▶ _Given problem_
Give the count of lines that include the string "script". Add nothing to it.

** start **

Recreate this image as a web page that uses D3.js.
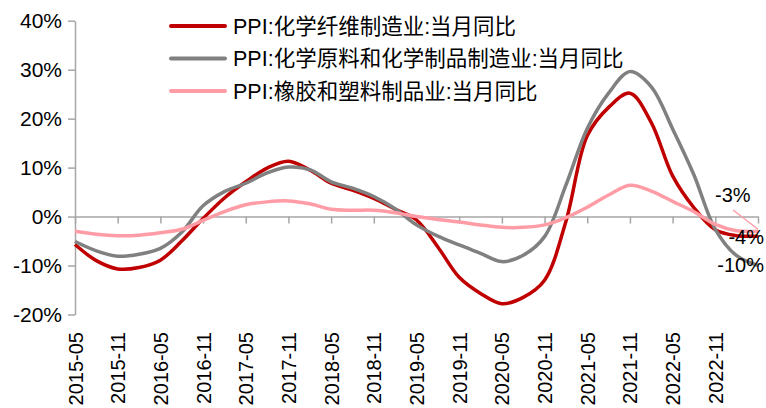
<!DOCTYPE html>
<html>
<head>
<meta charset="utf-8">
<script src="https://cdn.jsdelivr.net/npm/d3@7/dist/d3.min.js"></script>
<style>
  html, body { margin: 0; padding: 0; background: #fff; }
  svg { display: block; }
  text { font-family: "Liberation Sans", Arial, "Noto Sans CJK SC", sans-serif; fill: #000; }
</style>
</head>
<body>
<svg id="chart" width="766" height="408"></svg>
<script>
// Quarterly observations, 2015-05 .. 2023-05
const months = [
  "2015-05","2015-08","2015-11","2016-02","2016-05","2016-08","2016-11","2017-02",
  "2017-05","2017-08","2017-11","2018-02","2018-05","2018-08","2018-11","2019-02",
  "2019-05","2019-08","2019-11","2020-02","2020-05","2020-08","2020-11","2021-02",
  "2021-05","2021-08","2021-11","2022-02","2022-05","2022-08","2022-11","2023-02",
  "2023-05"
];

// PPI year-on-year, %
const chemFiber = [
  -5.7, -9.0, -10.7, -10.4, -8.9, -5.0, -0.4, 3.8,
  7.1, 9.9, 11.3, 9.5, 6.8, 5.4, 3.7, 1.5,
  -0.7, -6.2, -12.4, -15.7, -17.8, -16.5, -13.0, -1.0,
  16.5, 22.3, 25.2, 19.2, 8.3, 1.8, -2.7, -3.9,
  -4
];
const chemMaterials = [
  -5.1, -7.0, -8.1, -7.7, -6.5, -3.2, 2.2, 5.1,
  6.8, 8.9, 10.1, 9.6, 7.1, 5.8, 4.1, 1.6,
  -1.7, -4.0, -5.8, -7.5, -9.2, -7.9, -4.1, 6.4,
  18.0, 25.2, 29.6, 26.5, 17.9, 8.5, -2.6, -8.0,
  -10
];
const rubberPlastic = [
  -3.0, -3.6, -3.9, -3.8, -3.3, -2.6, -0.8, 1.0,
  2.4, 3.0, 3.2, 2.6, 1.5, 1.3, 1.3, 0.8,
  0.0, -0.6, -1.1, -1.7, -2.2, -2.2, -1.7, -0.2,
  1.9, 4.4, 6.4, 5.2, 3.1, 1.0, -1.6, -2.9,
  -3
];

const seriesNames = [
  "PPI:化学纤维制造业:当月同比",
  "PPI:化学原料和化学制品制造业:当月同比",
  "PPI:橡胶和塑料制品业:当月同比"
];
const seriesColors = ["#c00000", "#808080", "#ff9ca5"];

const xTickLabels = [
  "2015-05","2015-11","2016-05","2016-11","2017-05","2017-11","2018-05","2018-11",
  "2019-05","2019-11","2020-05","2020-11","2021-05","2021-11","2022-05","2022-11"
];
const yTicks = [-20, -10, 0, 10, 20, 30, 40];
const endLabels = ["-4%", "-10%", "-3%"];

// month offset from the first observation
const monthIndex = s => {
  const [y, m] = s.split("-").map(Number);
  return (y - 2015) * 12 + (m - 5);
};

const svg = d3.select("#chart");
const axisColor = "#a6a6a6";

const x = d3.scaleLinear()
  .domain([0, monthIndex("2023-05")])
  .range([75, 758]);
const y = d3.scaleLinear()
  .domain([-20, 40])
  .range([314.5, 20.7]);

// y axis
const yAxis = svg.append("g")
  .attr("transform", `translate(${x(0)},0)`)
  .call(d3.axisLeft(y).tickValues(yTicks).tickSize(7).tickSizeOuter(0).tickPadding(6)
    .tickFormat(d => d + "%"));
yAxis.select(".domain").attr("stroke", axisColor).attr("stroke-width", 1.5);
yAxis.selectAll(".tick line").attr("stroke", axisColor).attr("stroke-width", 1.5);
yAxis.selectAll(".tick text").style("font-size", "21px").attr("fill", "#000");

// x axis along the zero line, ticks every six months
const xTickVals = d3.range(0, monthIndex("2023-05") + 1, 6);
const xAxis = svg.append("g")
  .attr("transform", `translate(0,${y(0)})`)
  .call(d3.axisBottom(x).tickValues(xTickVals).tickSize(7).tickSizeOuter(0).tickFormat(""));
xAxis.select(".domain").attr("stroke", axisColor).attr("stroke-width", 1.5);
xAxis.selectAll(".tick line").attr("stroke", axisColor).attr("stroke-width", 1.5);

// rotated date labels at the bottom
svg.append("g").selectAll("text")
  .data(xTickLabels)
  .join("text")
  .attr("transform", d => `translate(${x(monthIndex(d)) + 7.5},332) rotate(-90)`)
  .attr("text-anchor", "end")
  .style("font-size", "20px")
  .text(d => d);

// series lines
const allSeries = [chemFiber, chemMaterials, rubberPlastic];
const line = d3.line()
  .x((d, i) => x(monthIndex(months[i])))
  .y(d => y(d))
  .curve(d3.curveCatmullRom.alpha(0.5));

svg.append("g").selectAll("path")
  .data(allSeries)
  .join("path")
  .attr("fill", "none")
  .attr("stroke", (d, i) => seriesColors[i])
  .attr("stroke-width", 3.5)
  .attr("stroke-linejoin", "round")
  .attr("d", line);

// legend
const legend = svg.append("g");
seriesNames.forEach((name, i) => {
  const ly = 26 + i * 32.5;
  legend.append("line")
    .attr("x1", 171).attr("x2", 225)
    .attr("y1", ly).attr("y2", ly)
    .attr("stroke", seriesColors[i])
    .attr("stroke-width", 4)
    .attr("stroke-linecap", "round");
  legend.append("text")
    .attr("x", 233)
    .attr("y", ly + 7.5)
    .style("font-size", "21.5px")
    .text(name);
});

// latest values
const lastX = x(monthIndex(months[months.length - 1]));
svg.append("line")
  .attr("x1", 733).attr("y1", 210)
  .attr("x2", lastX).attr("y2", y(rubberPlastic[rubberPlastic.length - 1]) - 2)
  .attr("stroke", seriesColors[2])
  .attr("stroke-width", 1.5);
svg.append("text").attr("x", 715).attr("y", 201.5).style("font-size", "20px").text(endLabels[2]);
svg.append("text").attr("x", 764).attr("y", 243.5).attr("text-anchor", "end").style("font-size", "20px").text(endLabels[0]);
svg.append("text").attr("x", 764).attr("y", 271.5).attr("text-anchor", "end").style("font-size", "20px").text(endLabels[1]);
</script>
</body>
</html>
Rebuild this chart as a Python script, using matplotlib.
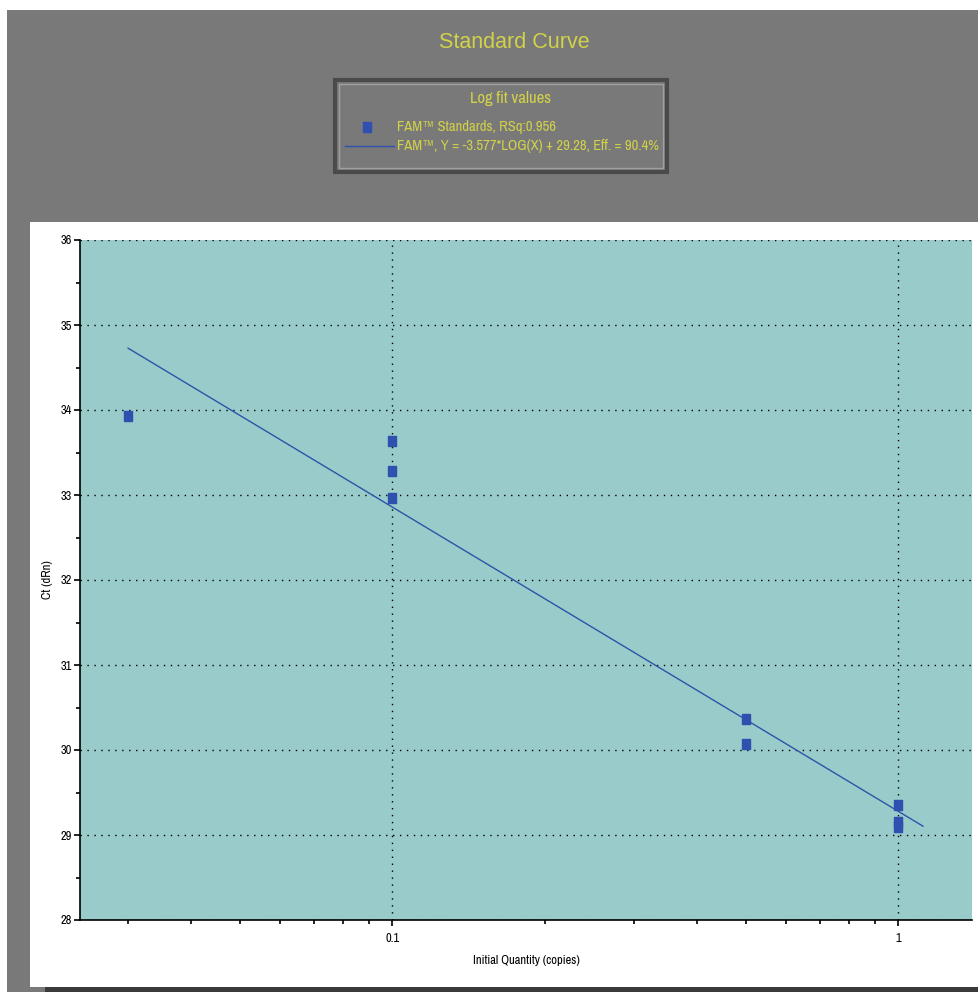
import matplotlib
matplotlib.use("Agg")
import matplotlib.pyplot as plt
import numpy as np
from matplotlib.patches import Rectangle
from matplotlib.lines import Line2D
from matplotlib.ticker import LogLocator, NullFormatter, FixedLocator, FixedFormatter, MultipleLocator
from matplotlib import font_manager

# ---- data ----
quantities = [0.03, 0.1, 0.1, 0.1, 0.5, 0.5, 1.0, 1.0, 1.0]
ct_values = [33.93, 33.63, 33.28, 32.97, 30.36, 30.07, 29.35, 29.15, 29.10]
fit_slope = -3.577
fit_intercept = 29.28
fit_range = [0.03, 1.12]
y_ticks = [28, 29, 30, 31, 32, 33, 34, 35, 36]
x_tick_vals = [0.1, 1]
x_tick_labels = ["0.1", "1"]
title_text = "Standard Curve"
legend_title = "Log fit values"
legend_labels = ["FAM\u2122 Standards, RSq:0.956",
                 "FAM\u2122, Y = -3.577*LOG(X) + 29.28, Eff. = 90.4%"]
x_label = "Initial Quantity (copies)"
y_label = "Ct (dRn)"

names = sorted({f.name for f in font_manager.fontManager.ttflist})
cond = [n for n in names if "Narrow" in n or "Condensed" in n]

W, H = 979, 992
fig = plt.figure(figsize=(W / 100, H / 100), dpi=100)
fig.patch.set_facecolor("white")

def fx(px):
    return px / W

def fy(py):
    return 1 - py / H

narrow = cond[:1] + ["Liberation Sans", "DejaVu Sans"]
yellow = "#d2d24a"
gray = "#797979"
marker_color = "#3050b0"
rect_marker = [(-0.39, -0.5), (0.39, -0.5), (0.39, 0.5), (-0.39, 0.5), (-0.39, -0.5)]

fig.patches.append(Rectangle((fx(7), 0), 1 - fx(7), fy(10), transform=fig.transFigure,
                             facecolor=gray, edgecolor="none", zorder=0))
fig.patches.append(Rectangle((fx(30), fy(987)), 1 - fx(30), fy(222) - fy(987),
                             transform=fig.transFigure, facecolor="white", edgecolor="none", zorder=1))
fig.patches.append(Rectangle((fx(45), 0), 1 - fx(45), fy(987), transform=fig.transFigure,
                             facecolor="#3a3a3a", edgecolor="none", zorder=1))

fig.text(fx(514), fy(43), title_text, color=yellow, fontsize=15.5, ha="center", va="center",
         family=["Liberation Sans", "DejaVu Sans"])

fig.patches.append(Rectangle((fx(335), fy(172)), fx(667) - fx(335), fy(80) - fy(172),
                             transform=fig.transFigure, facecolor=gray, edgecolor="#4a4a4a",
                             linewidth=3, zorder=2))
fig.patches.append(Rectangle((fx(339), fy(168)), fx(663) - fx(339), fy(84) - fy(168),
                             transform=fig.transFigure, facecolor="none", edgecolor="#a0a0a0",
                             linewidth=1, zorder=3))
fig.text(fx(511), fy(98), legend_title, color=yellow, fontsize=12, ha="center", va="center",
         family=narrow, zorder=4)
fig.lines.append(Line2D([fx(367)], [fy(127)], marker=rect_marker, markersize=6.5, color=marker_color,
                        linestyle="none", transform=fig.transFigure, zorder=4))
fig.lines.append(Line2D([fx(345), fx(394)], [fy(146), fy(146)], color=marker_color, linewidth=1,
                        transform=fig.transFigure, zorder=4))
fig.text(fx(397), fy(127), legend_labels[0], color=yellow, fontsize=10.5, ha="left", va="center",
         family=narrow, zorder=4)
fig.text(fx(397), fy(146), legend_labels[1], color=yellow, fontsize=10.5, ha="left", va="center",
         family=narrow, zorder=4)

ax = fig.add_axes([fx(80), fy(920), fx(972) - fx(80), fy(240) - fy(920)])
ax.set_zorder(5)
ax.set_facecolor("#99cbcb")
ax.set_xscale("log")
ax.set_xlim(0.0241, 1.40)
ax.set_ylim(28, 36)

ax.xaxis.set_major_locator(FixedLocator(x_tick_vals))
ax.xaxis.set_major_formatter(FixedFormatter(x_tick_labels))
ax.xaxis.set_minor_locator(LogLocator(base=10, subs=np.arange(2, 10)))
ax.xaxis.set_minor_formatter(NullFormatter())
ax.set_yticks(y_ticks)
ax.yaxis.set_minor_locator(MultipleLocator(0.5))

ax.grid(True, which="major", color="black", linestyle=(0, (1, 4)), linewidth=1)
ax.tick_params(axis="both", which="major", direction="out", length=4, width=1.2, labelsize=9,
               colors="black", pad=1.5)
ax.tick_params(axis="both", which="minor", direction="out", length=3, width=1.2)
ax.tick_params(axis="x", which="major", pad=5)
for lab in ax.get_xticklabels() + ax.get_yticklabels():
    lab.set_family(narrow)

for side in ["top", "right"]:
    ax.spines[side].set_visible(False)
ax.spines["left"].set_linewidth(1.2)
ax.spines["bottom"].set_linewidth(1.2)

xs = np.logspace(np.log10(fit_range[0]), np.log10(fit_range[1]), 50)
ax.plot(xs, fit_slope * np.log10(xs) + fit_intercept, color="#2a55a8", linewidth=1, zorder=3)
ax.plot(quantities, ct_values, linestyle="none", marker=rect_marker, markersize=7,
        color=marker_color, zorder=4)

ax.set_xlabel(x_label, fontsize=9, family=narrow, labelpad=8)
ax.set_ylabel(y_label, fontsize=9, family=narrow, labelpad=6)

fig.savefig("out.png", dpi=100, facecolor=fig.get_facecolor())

** end **

▶ _Answer to the exercise_
4